TOKYO — Fast Retailing said Friday it has agreed to buy an 80.1 percent stake in Los Angeles-based denim and fashion brand J Brand Holdings LLC from Star Avenue Capital and J Brand management for about $290 million plus $10 million in advisory fees.


Fast Retailing, the corporate parent of Uniqlo, has been eyeing potential acquisitions as it bolsters its international presence. The Japanese company has a limited footprint in the U.S., home to just three Uniqlo stores in New York City, one in New Jersey and one in San Francisco.


There was talk that J Brand, known for its colorful jeans and cords, was on the block. WWD reported in September that there were several potential buyers for the brand including PVH Corp., VF Corp., and Warnaco Group Inc.

Fast Retailing said that J Brand is a “highly profitable” company with reported net sales of approximately $124 million for the fiscal year ended December 2011. J Brand sells in more than 2,000 stores in more than 20 countries.
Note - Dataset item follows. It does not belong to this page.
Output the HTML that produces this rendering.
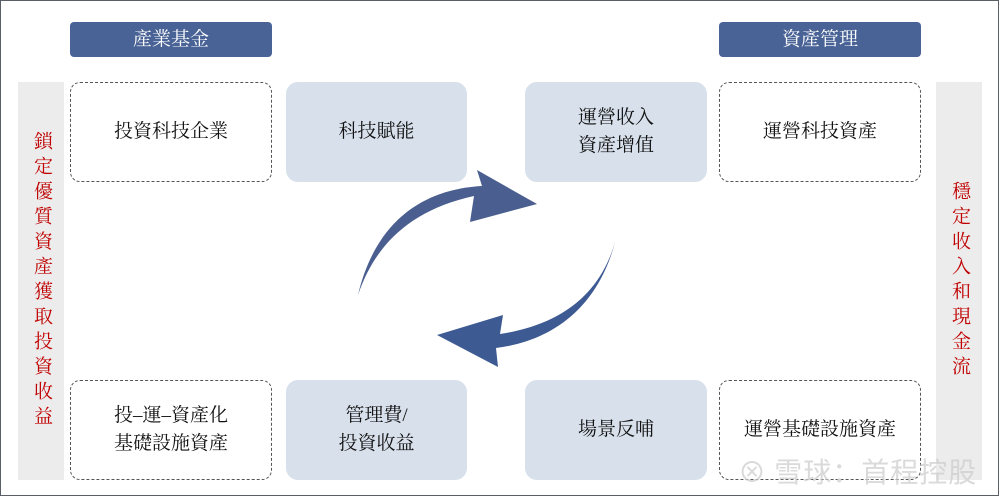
<!DOCTYPE html>
<html><head><meta charset="utf-8"><style>
body{margin:0;width:1000px;height:498px;background:#fff;position:relative;overflow:hidden;font-family:"Liberation Serif","Noto Serif CJK SC","Noto Sans CJK TC",serif;}
.frame{position:absolute;left:0;top:0;width:997px;height:494px;border:1.5px solid #5a5f66;}
.b{position:absolute;display:flex;align-items:center;justify-content:center;text-align:center;font-size:19px;color:#111;line-height:28px;box-sizing:border-box;}
.hd{background:#4a6396;color:#fff;border-radius:4px;font-size:19px;}
.ds{border:1.5px dashed #555;border-radius:10px;}
.fl{background:#d7e0eb;border-radius:12px;}
.sd{background:#ececec;color:#c00000;font-size:19px;line-height:26px;writing-mode:vertical-rl;letter-spacing:6px;}
.wm{position:absolute;left:738px;top:451px;font-family:"Noto Sans CJK SC",sans-serif;font-size:28px;color:rgba(205,205,205,0.75);letter-spacing:1px;}
</style></head><body>
<div class="frame"></div>
<div class="b hd" style="left:70px;top:22px;width:202px;height:35px">產業基金</div>
<div class="b hd" style="left:719px;top:22px;width:202px;height:35px">資產管理</div>
<div class="b sd" style="left:18px;top:82px;width:46px;height:398px">鎖定優質資產獲取投資收益</div>
<div class="b sd" style="left:936px;top:82px;width:46px;height:398px">穩定收入和現金流</div>
<div class="b ds" style="left:70px;top:82px;width:202px;height:100px">投資科技企業</div>
<div class="b ds" style="left:719px;top:82px;width:202px;height:100px">運營科技資產</div>
<div class="b ds" style="left:70px;top:380px;width:202px;height:100px">投–運–資產化<br>基礎設施資產</div>
<div class="b ds" style="left:719px;top:380px;width:202px;height:100px">運營基礎設施資產</div>
<div class="b fl" style="left:286px;top:82px;width:181px;height:100px">科技賦能</div>
<div class="b fl" style="left:525px;top:82px;width:182px;height:100px">運營收入<br>資產增值</div>
<div class="b fl" style="left:286px;top:380px;width:181px;height:100px">管理費/<br>投資收益</div>
<div class="b fl" style="left:525px;top:380px;width:182px;height:100px">場景反哺</div>
<svg width="1000" height="498" style="position:absolute;left:0;top:0">
<path d="M358,295 C375,245 410,210 474,196 L470,222 L537,204 L477,170 L482,186 C410,190 372,235 358,295 Z" fill="#4a5f8f"/>
<path d="M615,242 C600,295 560,325 500,334 L503,315 L437,335 L498,367 L496,348 C560,340 600,300 615,242 Z" fill="#3d5a92"/>
</svg>
<div class="wm">⊗ 雪球：首程控股</div>
</body></html>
”Our planned acquisition will extend the Fast Retailing Group’s brand portfolio among the  affordable luxury apparel category and strengthen our group’s capability in the denim  category,” said Tadashi Yanai, chairman, president and chief executive officer of Fast Retailing. “In addition, the acquisition will create synergies between the companies,  enhancing the positions of both Fast Retailing and J Brand as fashion leaders.”

Fast Retailing said it expects to close the deal by the end of December, pending regulatory approval. The Japanese fast-fashion giant said that the current management team, led by J Brand chief executive officer Jeff Rudes, will continue to lead and operate J Brand as a Fast Retailing subsidiary.

J Brand’s proposed partnership with Fast Retailing has the potential to generate great expansion opportunities in all major markets around the world,” Rudes said. “We are very proud of the platform we have built together with Star Avenue Capital and its partners, Irving Place Capital and CAA, over the last several years, and we look forward to our next phase of growth.”

Fast Retailing still does the bulk of its business in Japan. The company saw its sales for the year ended Aug. 31 grow 13.2 percent to 928.6 billion yen, or $11.82 billion at average exchange rates for the period. Uniqlo’s Japan operations accounted for 66.8 percent of the total. Uniqlo’s international operations comprised 16.5 percent while the company’s Global brands subsidiary, including Theory, G.U. and Comptoir des Cotonniers, accounted for another 16.5 percent.

Standard & Poor’s credit analyst Makiko Yoshimura said the acquisition will not have a negative impact on Fast Retailing’s financial risk profile and expressed a positive view of the transaction.

“J Brand was only recently established, and its niche position has higher volatility in fashion than casual wear. Nevertheless, the company has solid brand recognition in the U.S. market and maintains good margins. Through the acquisition, Fast Retailing will be able to gain ground in women’s apparel, which the company has been focusing on, while at the same time increasing its footprint in the U.S. market, in our view,” Yoshimura wrote in a release distributed Friday. “In the medium to long term, we believe Fast Retailing’s group brands, such as Uniqlo and Theory, will benefit from J Brand’s knowhow in denim.”